Emperor Qian Long of the Qing Dynasty (1736-1796) had not only a head for politics, but also deep love for Chinese traditional culture. He was keen on tea culture, and had original views on water quality because he had traveled extensively. He would weigh it with a special little silver dou whenever he found excellent water. Finally, he concluded that water from the Jade Spring Hill in Beijing's western suburbs and the Yixun River beyond the Great Wall was the lightest, while water from the Pearl Spring in Jinan and the Gold Hill Spring on the Yangtze River bank ranked second and third, respectively.

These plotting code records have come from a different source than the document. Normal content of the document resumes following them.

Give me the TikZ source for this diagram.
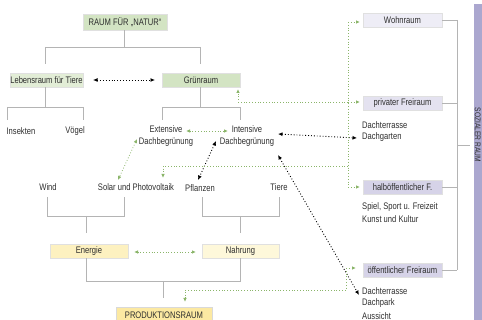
\documentclass[tikz,border=0pt]{standalone}
\usepackage{fontspec}
\setmainfont[FakeStretch=0.8]{Liberation Sans}
\usetikzlibrary{arrows.meta}
\definecolor{lgrey}{HTML}{B4B4B4}
\definecolor{bgreen}{HTML}{D3E4C3}
\definecolor{bgreenl}{HTML}{E2EDD6}
\definecolor{yel}{HTML}{FDF1C0}
\definecolor{yell}{HTML}{FEF8DA}
\definecolor{yeld}{HTML}{FCE9A2}
\definecolor{lav}{HTML}{EEEDF6}
\definecolor{lavm}{HTML}{E4E2F0}
\definecolor{lavd}{HTML}{D6D3E8}
\definecolor{lavbar}{HTML}{ABA7CF}
\definecolor{dgreen}{HTML}{8BB56A}
\definecolor{txt}{HTML}{2E2E2E}
\tikzset{
  box/.style={draw=black!12, line width=0.6pt, inner sep=0pt, minimum height=14pt, text=txt, font=\fontsize{9.5}{11}\selectfont},
  lbl/.style={inner sep=0pt, text=txt, font=\fontsize{9.5}{12}\selectfont, align=center},
  lbll/.style={lbl, anchor=west, align=left},
  tree/.style={draw=lgrey, line width=0.8pt},
  garr/.style={draw=dgreen, line width=0.8pt, dotted, -{Latex[length=4pt,width=3.5pt]}},
  garrb/.style={garr, {Latex[length=4pt,width=3.5pt]}-{Latex[length=4pt,width=3.5pt]}},
  gline/.style={draw=dgreen, line width=0.8pt, dotted},
  barr/.style={draw=black, line width=0.9pt, dotted, {Latex[length=4.5pt,width=4pt]}-{Latex[length=4.5pt,width=4pt]}},
}
\begin{document}
\begin{tikzpicture}[x=1pt,y=-1pt]
\useasboundingbox (0,0) rectangle (482,320);
\begin{scope}
\clip (0,0) rectangle (482,320);
% right bar
\fill[lavbar] (474,4) rectangle (490,320);
\node[rotate=-90, text=txt, font=\fontsize{8.3}{9}\selectfont, inner sep=0pt] (soz) at (477.8,135) {SOZIALER RAUM};
% nodes
\node[box, fill=bgreen, minimum width=84pt, minimum height=16pt] (natur) at (125,22) {RAUM FÜR „NATUR“};
\node[box, fill=bgreenl, minimum width=73pt] (leb) at (46.5,80) {Lebensraum für Tiere};
\node[box, fill=bgreen, minimum width=78pt] (gruen) at (201,80) {Grünraum};
\node[lbl] (ins) at (21,131) {Insekten};
\node[lbl] (voe) at (75,131) {Vögel};
\node[lbl] (ext) at (166,136) {Extensive\\Dachbegrünung};
\node[lbl] (int) at (247,136) {Intensive\\Dachbegrünung};
\node[lbl] (wind) at (48,187) {Wind};
\node[lbl] (solar) at (136,187) {Solar und Photovoltaik};
\node[lbl] (pfl) at (200,188) {Pflanzen};
\node[lbl] (tiere) at (279,187) {Tiere};
\node[box, fill=yel, minimum width=78pt] (ener) at (89,251) {Energie};
\node[box, fill=yell, minimum width=77pt] (nahr) at (240.5,251) {Nahrung};
\node[box, fill=yeld, draw=black!15, minimum width=96pt, minimum height=16pt] (prod) at (164,315) {PRODUKTIONSRAUM};
\node[box, fill=lav, minimum width=79pt] (wohn) at (402.5,20) {Wohnraum};
\node[box, fill=lavm, minimum width=79pt] (priv) at (402.5,103) {privater Freiraum};
\node[box, fill=lavd, minimum width=79pt] (halb) at (402.5,187) {halböffentlicher F.};
\node[box, fill=lavd, minimum width=79pt] (oeff) at (402.5,270) {öffentlicher Freiraum};
\node[lbll] (dt1) at (362,125) {Dachterrasse};
\node[lbll] (dg) at (362,137) {Dachgarten};
\node[lbll] (spiel) at (362,207) {Spiel, Sport u. Freizeit};
\node[lbll] (kunst) at (362,219) {Kunst und Kultur};
\node[lbll] (dt2) at (362,291) {Dachterrasse};
\node[lbll] (dpark) at (362,303) {Dachpark};
\node[lbll] (auss) at (362,316) {Aussicht};
% tree lines
\draw[tree] (natur.south -| 124,0) -- (124,47) (45,47) -- (200,47)
  (45,47) -- (45,64) (200,47) -- (200,64);
\draw[tree] (leb.south -| 45,0) -- (45,107) (7,107) -- (83,107)
  (7,107) -- (7,120) (83,107) -- (83,120);
\draw[tree] (gruen.south -| 200,0) -- (200,107) (162,107) -- (240,107)
  (162,107) -- (162,120) (240,107) -- (240,120);
\draw[tree] (47,197) -- (47,216) -- (124,216) -- (124,197) (86,216) -- (86,233);
\draw[tree] (202,197) -- (202,216) -- (279,216) -- (279,197) (240,216) -- (240,233);
\draw[tree] (ener.south -| 86,0) -- (86,281) -- (240,281) -- (nahr.south -| 240,0) (163,281) -- (163,298);
\draw[tree] (wohn.east) -- (457,20) (priv.east) -- (457,103) (halb.east) -- (457,187) (oeff.east) -- (457,270)
  (457,20) -- (457,270) (457,145) -- (470,145);
% black dotted arrows
\coordinate (i1) at (278,134);
\coordinate (i2) at (216,141);
\coordinate (i3) at (278,155);
\draw[barr] (93,80) -- (155,80);
\draw[barr] (i1) -- (357,138);
\draw[barr] (i2) -- (198,180);
\draw[barr] (i3) -- (359,295);
% green dotted arrows
\draw[garrb] (186,131) -- (228,131);
\draw[garrb] (137,139) -- (118,180);
\draw[garrb] (134,252) -- (196,252);
\draw[garr] (348,166) -- (163,166) -- (163,178);
\draw[garr] (348,102) -- (238,102) -- (238,89);
\draw[gline] (348,22) -- (348,187);
\draw[garr] (348,22) -- (360,22);
\draw[garr] (348,102) -- (360,102);
\draw[garr] (348,187) -- (360,187);
\draw[garr] (346,268) -- (356,268);
\draw[garr] (346,268) -- (346,290) -- (185,290) -- (185,302);
\end{scope}
\end{tikzpicture}
\end{document}
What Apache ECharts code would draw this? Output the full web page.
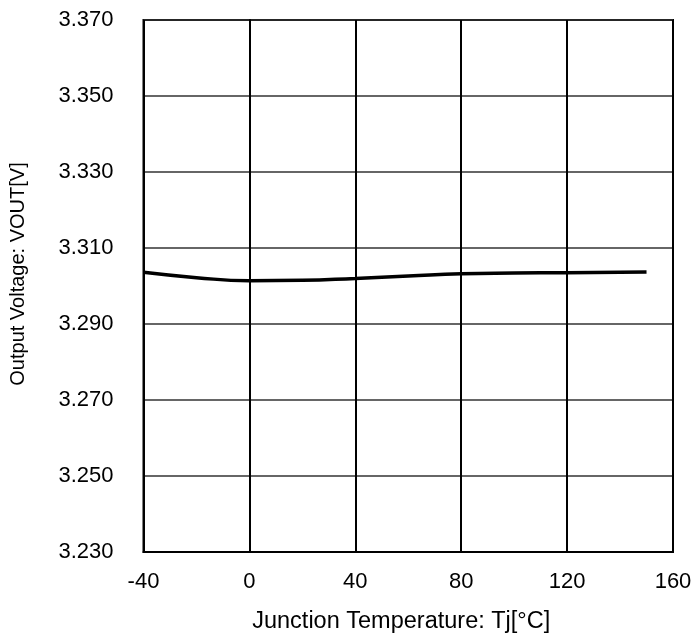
<!DOCTYPE html>
<html><head><meta charset="utf-8">
<script src="https://cdn.jsdelivr.net/npm/echarts@6/dist/echarts.min.js"></script>
<style>html,body{margin:0;padding:0;background:#fff}#c{width:697px;height:641px}</style>
</head><body><div id="c"></div>
<script>
const temps = [-40, -20, 0, 20, 40, 60, 80, 100, 120, 150];
const vout = [3.3036, 3.3022, 3.3014, 3.3015, 3.3020, 3.3026, 3.3032, 3.3034, 3.3035, 3.3037];
const xTicks = [-40, 0, 40, 80, 120, 160];
const yTicks = [3.230, 3.250, 3.270, 3.290, 3.310, 3.330, 3.350, 3.370];
const font = "'Liberation Sans', Arial, sans-serif";
const chart = echarts.init(document.getElementById('c'), null, {renderer: 'canvas'});
chart.setOption({
  animation: false,
  grid: {left: 143.5, right: 24, top: 20, bottom: 89, show: true, borderColor: '#000', borderWidth: 2},
  xAxis: {
    type: 'value', min: xTicks[0], max: xTicks[xTicks.length-1], interval: 40,
    name: 'Junction Temperature: Tj[°C]', nameLocation: 'middle', nameGap: 58,
    nameTextStyle: {fontFamily: font, fontSize: 23.5, color: '#000', padding: [0, 14, 0, 0]},
    axisLine: {show: true, lineStyle: {color: '#000', width: 2}},
    axisTick: {show: false},
    axisLabel: {fontFamily: font, fontSize: 22, color: '#000', margin: 19},
    splitLine: {show: true, lineStyle: {color: '#000', width: 2}}
  },
  yAxis: {
    type: 'value', min: yTicks[0], max: yTicks[yTicks.length-1], interval: 0.02,
    name: 'Output Voltage: VOUT[V]', nameLocation: 'middle', nameGap: 115,
    nameTextStyle: {fontFamily: font, fontSize: 20, color: '#000', padding: [0, 0, 0, 24]},
    axisLine: {show: true, lineStyle: {color: '#000', width: 2}},
    axisTick: {show: false},
    axisLabel: {fontFamily: font, fontSize: 22, color: '#000', margin: 30, formatter: v => v.toFixed(3)},
    splitLine: {show: true, lineStyle: {color: '#333', width: 1.5}}
  },
  series: [{
    type: 'line', data: temps.map((t,i)=>[t, vout[i]]), smooth: true, showSymbol: false,
    lineStyle: {color: '#000', width: 3.5}
  }]
});
</script></body></html>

Tea experts of past dynasties had different understandings of water, and they arranged famous water in different orders. We cannot determine who is right, because the natural environment changes constantly, the quality of water in the same place can change over time. Lu Xing, a tea expert, put forward an important principle-tea art cannot do without high-quality water. Some experts believed that it was unnecessary to brew tea with famous water and Zisha tea sets, and people could get qualified water in all places. They held that people should learn to "cultivate water" in the light of local conditions, For example, water from the Yangtze River should be taken at midnight from the upper or middle reaches with their excellent vegetation, and quiet and secluded environment. Some people take water from the first snow, morning dews and light drizzle. Drizzle water should be caught with utensils in the open Before it falls to the ground, so it is called "rootless water." In ancient times, when air pollution was not serious, water vapor rose from the ground to the air and became rain or snow after being purified naturally, so the water was clean. At the same time, this method of taking water also implied the linkage of tea with the universal spirit. As far back as the Han Dynasty, Emperor Han Wu Di had a bronze statue of an "immortal catching dews." Today, there is still such a bronze statue in Beihai Park in Beijing-an immortal holding a plate high to catch rain and dew from heaven. The viewpoints of the Chinese tea culture experts fully reflected Taoist ideologies of absorbing the ultimate in nature in order to serve people, and seek natural beauty.